Indian politician (1952–2025)

Gilbert John Mendonca (9 October 1952 – 18 August 2025) was an Indian politician from the state of Maharashtra. Mendonca was a one-term member of the Maharashtra Legislative Assembly, serving from 2009 to 2014 in the 12th Assembly.

==Early life and political life==
Gilbert John Mendonca was born in Bhayandar, Bombay State, India on 9 October 1952. His family belonged to the local Christian community, and he had a business background. He entered politics in 1978, winning the post of Sarpanch of Mira-Bhayandar. He went on to be elected as President of Mira-Bhayandar in 1990 and was elected to the Maharashtra Legislative Assembly (MLA) on a Nationalist Congress Party ticket in 2009, representing Mira Bhayandar (Vidhan Sabha constituency). Mendonca ran in the election against Narendra Mehta of the Bharatiya Janata Party and Chandrakant Vaita of the Maharashtra Navnirman Sena party. Of the 147,584 votes cast, Mendonca received 62,013, Mehta received 51,407, and Vaiti received 27,220 votes. Mendonca's margin of victory was 10,606 votes. Mendonca's candidacy was aided by the residents of Uttan, who protested against the relocation of a dumping ground to their town by refusing to allow any candidate to campaign there except Mendonca, who considered Uttan his "stronghold".

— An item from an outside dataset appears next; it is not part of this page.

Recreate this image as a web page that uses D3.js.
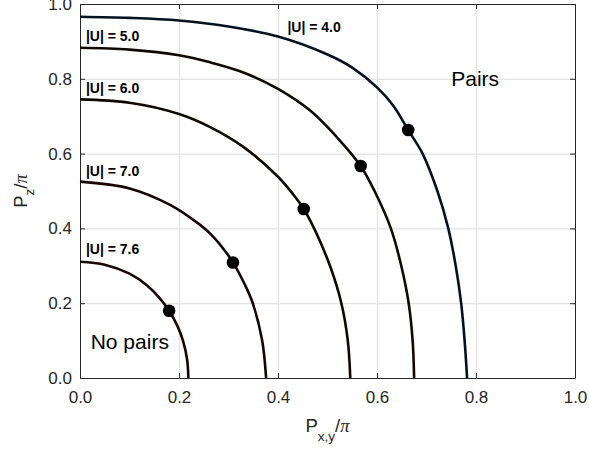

Mendonca was the first member of the Legislative Assembly elected from Mira-Bhayandar. In 2011 he was credited with starting a drive to start local trains from the Mira Road railway station.

In the 2014 Maharashtra Legislative Assembly election, he lost to Mehta by about 30,000 votes.

==Arrest==
In July 2016, Mendonca was arrested for allegedly participating in a land grabbing case. The land was said to be worth hundreds of crores and a case of alleged cheating and land-grabbing was registered against him and four others. Mendonca spent nine months in jail and was released on bail in May 2017.

Disgruntled with the Nationalist Congress Party, he joined the Shiv Sena and was the face of the Mira-Bhayandar Municipal Corporation elections in 2017.

==Personal life and death==
Mendonca was married to Myra Mendonca (d. 2014), who was the first mayor of the Mira-Bhayandar Municipal Corporation. The couple had two children: a son, Venture Mendonca, who is a Municipal Corporator in Mira-Bhayandar Municipal Corporation, and a daughter, Caitlin Pereira, who served as mayor of Mira-Bhayandar Municipal Corporation from 2012 to 2017.

Mendonca died in Mumbai on 18 August 2025, at the age of 72.